“THE FAVOURITE”— A Dark Comedy Drama

“The Favourite” A Dark Comedy Drama Amos Lassen A frail Queen Anne occupies the throne and her close friend, Lady Sarah, governs the country in her stead. When a new servant, Abigail, arrives, her charm endears her to Sarah. Set in early 18th century England,
“The Favourite” is an elegant, sophisticated and entertaining dark comedy drama from director Yorgos Lanthimos. Lanthimos is out to shock with a little strong sexual content, nudity and very strong language and these are at odds with the beauty of the settings. Three brilliant female characters at the center of the drama, all of them brilliantly performed by fine actresses who know a good thing when they see one and share that with us. Olivia Colman is Queen Anne and has terrible troubles with her legs and performs the duties of the throne with the help of her very close friend Lady Sarah (Rachel Weisz), who is ruling the nation in her place. Emma Stone is Abigail, a former lady fallen on hard times and when she arrives at the royal palace, she is taken on by Sarah as her new servant (after she eases the Queen’s leg pain with an herbal remedy). Abigail is a mix of great cheek and charm and is soon going to be Sarah’s rival for the attentions and affections of the Queen. Colman, Weisz and Stone are all just great.  The men’s roles are subsidiary, though there is just about space for excellent Nicholas Hoult who spits out epigrams with Wildean vigor. The other men are Joe Alwyn as Masha, Mark Gaits as Lord Marlborough and James Smith as Godolphin.

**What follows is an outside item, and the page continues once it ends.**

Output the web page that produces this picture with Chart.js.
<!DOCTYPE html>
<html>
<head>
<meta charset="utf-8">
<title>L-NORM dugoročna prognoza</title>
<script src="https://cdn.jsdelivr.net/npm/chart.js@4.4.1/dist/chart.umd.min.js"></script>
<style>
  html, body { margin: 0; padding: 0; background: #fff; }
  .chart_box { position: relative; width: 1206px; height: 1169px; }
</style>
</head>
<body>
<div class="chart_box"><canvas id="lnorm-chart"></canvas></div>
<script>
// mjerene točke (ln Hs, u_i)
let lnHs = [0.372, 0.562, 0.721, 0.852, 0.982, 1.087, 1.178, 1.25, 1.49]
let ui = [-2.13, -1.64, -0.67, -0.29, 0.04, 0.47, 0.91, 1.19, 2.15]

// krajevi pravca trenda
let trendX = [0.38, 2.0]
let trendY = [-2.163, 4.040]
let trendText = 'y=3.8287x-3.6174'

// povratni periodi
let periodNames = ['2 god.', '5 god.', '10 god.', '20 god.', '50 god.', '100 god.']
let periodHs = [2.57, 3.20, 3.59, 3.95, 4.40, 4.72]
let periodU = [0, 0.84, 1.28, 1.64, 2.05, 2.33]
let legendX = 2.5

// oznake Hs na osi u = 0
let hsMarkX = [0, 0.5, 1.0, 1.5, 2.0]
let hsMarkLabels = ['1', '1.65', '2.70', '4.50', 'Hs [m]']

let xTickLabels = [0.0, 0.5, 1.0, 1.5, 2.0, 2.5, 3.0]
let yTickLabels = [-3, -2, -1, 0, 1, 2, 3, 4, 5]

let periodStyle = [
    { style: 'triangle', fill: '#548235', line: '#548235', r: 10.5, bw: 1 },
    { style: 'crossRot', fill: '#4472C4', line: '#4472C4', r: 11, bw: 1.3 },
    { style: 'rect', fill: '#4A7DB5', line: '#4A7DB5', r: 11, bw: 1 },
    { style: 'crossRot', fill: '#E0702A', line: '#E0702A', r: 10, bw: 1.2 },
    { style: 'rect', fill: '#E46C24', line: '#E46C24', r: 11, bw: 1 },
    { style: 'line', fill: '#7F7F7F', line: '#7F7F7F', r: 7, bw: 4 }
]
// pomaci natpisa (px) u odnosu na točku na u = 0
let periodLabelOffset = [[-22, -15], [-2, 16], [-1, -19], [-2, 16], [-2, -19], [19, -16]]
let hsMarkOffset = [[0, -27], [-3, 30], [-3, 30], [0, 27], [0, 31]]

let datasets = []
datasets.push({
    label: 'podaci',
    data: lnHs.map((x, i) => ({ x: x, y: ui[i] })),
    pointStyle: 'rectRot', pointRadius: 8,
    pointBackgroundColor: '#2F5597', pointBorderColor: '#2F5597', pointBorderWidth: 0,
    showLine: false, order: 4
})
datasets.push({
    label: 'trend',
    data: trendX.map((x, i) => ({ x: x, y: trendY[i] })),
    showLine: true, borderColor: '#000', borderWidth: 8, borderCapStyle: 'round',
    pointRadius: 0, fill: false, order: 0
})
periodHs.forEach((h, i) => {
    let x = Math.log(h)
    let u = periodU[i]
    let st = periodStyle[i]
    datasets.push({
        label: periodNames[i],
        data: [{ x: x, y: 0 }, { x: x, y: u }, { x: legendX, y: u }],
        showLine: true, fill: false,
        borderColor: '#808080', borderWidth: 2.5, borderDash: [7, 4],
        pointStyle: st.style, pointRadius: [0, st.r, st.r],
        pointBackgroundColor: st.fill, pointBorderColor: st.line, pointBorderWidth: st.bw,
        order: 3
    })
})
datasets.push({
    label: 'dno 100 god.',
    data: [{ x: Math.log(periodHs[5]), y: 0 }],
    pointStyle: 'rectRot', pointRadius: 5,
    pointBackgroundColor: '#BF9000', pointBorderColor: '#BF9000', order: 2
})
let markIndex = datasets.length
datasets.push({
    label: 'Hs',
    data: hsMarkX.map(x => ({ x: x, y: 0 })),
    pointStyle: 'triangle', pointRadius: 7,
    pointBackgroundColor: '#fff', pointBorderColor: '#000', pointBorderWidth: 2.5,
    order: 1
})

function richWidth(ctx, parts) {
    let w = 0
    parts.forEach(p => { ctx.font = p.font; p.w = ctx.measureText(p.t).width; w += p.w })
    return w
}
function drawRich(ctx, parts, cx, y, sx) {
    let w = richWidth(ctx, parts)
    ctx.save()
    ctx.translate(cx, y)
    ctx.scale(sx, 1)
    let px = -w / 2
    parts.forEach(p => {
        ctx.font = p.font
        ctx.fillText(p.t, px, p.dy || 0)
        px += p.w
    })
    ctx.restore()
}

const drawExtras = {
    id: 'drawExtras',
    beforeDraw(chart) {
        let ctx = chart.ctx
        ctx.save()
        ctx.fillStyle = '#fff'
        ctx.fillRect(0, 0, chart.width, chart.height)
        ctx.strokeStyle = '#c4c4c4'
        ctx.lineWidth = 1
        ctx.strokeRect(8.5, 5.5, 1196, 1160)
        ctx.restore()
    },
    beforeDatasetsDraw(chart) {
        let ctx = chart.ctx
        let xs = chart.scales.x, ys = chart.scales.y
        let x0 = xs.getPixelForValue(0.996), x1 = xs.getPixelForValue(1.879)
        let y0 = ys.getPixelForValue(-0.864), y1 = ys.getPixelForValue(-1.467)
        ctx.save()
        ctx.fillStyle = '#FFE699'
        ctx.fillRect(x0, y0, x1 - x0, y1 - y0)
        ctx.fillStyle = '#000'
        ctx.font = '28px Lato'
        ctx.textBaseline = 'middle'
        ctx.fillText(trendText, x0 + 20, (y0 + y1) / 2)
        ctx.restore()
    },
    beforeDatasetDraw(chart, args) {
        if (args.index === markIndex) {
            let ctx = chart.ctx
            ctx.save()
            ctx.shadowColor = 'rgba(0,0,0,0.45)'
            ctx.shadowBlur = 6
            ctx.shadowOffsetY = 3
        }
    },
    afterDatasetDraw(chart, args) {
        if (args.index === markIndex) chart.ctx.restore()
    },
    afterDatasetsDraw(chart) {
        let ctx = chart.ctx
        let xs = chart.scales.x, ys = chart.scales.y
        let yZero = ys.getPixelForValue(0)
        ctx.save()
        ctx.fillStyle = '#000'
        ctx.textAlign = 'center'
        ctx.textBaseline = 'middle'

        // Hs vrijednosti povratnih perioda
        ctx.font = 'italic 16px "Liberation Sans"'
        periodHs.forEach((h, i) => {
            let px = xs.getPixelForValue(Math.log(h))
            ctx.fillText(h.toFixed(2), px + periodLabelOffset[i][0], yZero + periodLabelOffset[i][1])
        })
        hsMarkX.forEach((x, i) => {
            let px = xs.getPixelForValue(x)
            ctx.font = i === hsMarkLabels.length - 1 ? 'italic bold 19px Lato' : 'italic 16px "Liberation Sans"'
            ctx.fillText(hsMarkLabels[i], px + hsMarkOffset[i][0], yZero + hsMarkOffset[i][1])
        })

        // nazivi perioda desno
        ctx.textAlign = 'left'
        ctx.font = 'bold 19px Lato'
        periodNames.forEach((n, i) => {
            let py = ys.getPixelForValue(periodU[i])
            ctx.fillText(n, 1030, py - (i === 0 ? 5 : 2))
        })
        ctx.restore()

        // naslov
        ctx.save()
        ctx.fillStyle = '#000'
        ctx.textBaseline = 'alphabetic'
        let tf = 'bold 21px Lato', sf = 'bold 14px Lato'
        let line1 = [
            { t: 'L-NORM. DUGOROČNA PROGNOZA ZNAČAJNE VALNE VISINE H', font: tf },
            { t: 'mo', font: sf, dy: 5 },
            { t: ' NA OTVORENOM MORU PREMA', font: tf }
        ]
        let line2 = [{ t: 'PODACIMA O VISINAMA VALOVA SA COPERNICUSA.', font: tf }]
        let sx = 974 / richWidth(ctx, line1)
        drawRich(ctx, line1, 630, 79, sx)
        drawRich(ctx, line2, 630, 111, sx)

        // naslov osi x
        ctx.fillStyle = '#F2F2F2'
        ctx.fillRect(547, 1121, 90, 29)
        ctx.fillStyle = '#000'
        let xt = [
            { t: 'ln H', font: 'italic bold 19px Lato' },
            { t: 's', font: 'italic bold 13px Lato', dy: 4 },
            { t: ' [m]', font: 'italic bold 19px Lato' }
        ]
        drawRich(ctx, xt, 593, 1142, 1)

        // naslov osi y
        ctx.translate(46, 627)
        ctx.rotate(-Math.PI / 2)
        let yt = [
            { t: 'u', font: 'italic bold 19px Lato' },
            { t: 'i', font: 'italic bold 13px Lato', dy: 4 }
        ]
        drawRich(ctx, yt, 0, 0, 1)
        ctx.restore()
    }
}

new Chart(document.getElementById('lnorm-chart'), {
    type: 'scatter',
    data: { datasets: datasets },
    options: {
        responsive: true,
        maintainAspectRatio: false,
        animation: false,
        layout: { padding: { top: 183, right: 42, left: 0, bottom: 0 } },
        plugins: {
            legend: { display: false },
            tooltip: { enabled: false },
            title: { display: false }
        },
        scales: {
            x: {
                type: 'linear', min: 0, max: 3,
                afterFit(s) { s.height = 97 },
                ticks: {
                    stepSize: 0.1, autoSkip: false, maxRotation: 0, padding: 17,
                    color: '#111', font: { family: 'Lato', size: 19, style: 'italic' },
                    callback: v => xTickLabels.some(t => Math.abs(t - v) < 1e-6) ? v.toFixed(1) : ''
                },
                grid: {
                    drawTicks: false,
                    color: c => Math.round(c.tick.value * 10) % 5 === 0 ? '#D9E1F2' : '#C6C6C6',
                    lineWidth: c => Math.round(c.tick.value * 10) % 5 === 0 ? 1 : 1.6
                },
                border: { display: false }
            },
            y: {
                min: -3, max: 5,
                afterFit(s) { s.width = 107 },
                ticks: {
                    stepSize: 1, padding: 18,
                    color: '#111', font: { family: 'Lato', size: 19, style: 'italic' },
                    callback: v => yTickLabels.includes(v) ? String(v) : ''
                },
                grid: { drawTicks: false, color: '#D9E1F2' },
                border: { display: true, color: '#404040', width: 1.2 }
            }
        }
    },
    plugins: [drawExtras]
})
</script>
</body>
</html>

This feminist period dramedy has an outrageous plot loosely based on historical figures of the time which gives us a glorious tale of jealousy and intrigue. Sarah, the Duchess of Marlborough is the de-facto monarch as she literally controls everything the Queen says and does.   She is also the Queen’s lover and uses this intimacy as a means to keep the Queen in check as much as possible. Anne is lonely and childless having had 17 stillborn births and miscarriages (there is no mention at all of her husband in this drama) and her only solace, besides the Duchess, are the 17 pet rabbits that share her bedroom. 
Abigail is a cousin of the Duchess whose family have fallen on hard times and is now destitute. She is employed as a lowly servant but manages to create some attention for herself when an herbal concoction she creates eases the Queen’s gout. For this she is elevated to be the Duchess’s personal maid, this  makes her privy to some of the very intimate activity of the Queen’s bedchamber, and very soon she is plotting to take over the Duchess’s position in and out of the queen’s bed. The two cousins become mortal enemies and both deviously scheme to make sure The plot is filled with intrigue and double-dealing with this two ambitious women scheming for the patronage of their queen.
The film has three fine roles for women and three talented actresses more give it their all.  Coleman perfectly captures the unbalanced Queen and her massive mood swings that unhinge the Court.  She is perfectly matched my Weisz as the Machiavellian Duchess who has already wrangled a  Palace as a gift from the Queen and is determined to hang on to the reins of power which she thinks are rightly hers.  Stone may be more inexperienced in playing power games, but soon learns how to successfully out play her elders.Olivia Colman balances her portrayal of Queen’s with self-indulgence, self-pity and actual despair. Queen Anne suffers from gout, which she treats herself. never was held responsible for her actions in her life. She is also the ruler of a country and has the last word on questions of taxes and decides on matters of war and peace that directly have an effect on thousands of people.